Since our original motivation was to make a fair comparison with human listeners on a balanced test set, it may be that we have now disadvantaged the machine system by only providing an unbalanced training set. The machine predictions are worse for the older speakers (Table 6) who are under-represented in the training data (Fig. 1). The training of predictive models under circumstances of imbalanced data is an ongoing area of research both for classification and regression tasks [21]. To explore the effect of imbalanced training data in this task, we explore the synthetic creation of training data samples using a variation of the SMOTE algorithm [22] designed for regression [23].

Here we present results in which we artificially generate additional training samples from linear interpolations between existing vectors. We even out the number of samples for male and female speakers and boost the number of training samples for speakers of ages >50 years. Each new sample is generated from two randomly-chosen instances of the same sex and age band by choosing a random point along the interpolation joining the two vectors. The new age value is interpolated from the ages of the two samples at the same fraction. In total a further 271 vectors were added.

Figure 7 shows the distribution of training samples by decade before and after balancing.

Fig. 7.
figure 7

Results of boosting the frequency of the older speakers in the training data.

A new SVR model was trained on the re-balanced data. 3378 features were selected using the same correlation threshold. Cross validation on the training data suggested the best control parameters were now C = 32, gamma = 0.125/number of features, epsilon = 0.001.

Figure 8 shows the age predictions for the test set after training with the re-balanced training data. The line of best fit had a slope of 0.554 and an intercept of 17.8 years. The correlation was 0.852 and the MAE 8.64 years (male speakers only 7.87, female speakers only 9.42). A gender independent model gave a correlation of 0.81 and an MAE of 9.49 years. Table 7 shows the mean absolute error of prediction as function of the age and sex of the speaker.

Fig. 8.
figure 8

Machine prediction of age using SVR trained on rebalanced data.

Table 7. Mean absolute error of prediction as a function of age and sex of the speaker using SVR trained on rebalanced data

While some performance improvements are seen in comparison to results with the original training set, overall the improvement is small. It may be that in this task, the SVR model does not gain any useful information from the synthetic samples.

5 Discussion

In this study we have made direct comparison between human listeners and machine learning on the problem of speaker age estimation. By nullifying any advantage a machine system may have by knowing about the prior distribution of test speakers, we have shown that humans and machines are more similar in estimation performance compared to results published in previous studies.

Nevertheless the machine system showed a slight advantage. The best machine performance had an MAE of 8.64 years, while the human listeners had an MAE of 9.79 years. The machine system was able to outperform two-thirds (25/36) of the human listeners.

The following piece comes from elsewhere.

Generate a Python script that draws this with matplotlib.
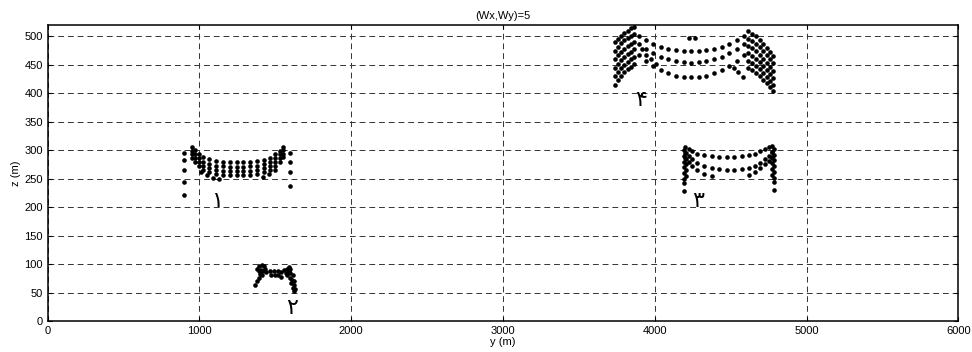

However even a panel of 2 listeners had superior average performance than the machine system in this particular experiment.

Interestingly, both human and machine had problems with the extremes of the age range, both showing lines of best fit with slopes significantly less than unity. We showed that boosting the number of older speakers in the training set had very little effect, perhaps because the SVR model did not extract any more information from the interpolated samples than it could extract from the original samples. The difficulty of predicting the ages of older speakers may be due to some inherent characteristics of the data – perhaps the voice characteristics of older speakers are more variable for a given age. This would fit with other research [24] that has shown how cognitive abilities become increasingly heterogeneous with advancing age. Further research into this issue, and improved machine performance, is likely to come from data sets with a larger number of speakers and a larger range of ages.